Best Fabrics for Beginners: Your 2026 Starter Guide
Posted by BLG on 2026 Jun 20th
Posted by BLG on 2026 Jun 20th

TL;DR:
- Stable, medium-weight woven fabrics like quilting cotton and linen blends are ideal for beginner sewists because they hold their shape and respond well to pressing. Avoid slippery, stretchy, or fraying fabrics until you gain more sewing experience. Using the right tools and fabric choices boosts confidence and leads to polished first projects.
Stable, medium-weight woven fabrics are the best fabrics for beginners because they hold their shape, cut cleanly, and forgive the small mistakes every new sewist makes. Quilting cotton, cotton poplin, and linen blends top every expert list for good reason. They behave predictably under a sewing machine needle, respond well to pressing, and are widely available at accessible price points. Pair the right fabric with sharp scissors and quality thread, and your first project will look far more polished than you expect.

Quilting cotton is the single best starting fabric for beginners. Cotton is stable, forgiving, and easy to handle, which is why it appears on every recommended fabrics for sewing list. It breathes well, absorbs moisture, and responds predictably to both needles and scissors.

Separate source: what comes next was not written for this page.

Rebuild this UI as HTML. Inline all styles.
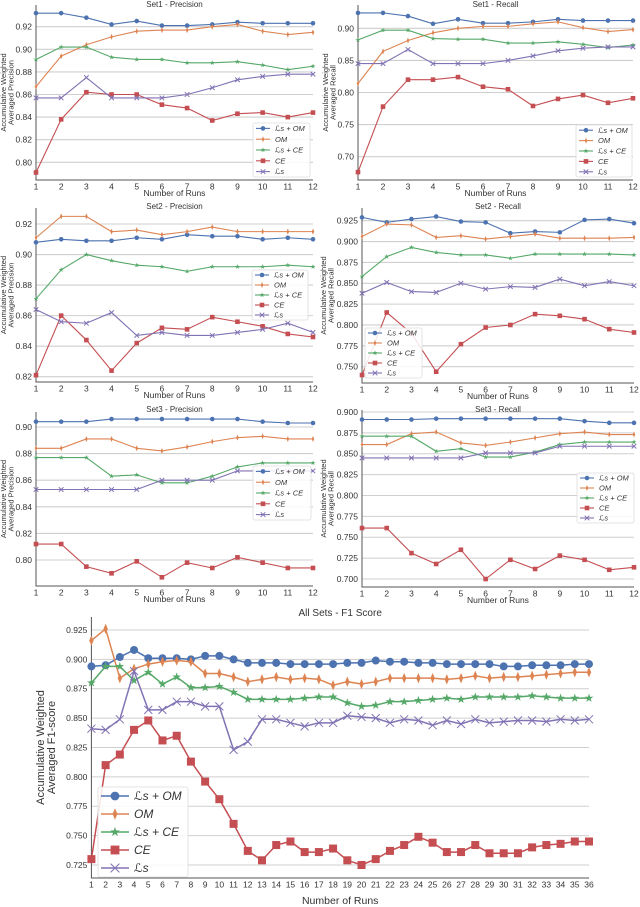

You can press a crisp crease into it with a steam iron, which is a foundational skill in garment construction.
Quilting cotton’s tight plain-weave holds crisp creases after pressing and does not fray excessively at cut edges. That means your seam allowances stay manageable while you learn. Fabric-fabric carries an extensive range of quilting cotton by the yard in hundreds of prints and solids, making it easy to find something you actually want to sew.
Cotton poplin is a plain-weave fabric with a slightly smoother surface than quilting cotton. Its tight weave makes it one of the most stable easy sewing fabrics available. Poplin cuts cleanly, feeds evenly through a machine, and holds a seam without puckering. It works for everything from simple tote bags to beginner blouses.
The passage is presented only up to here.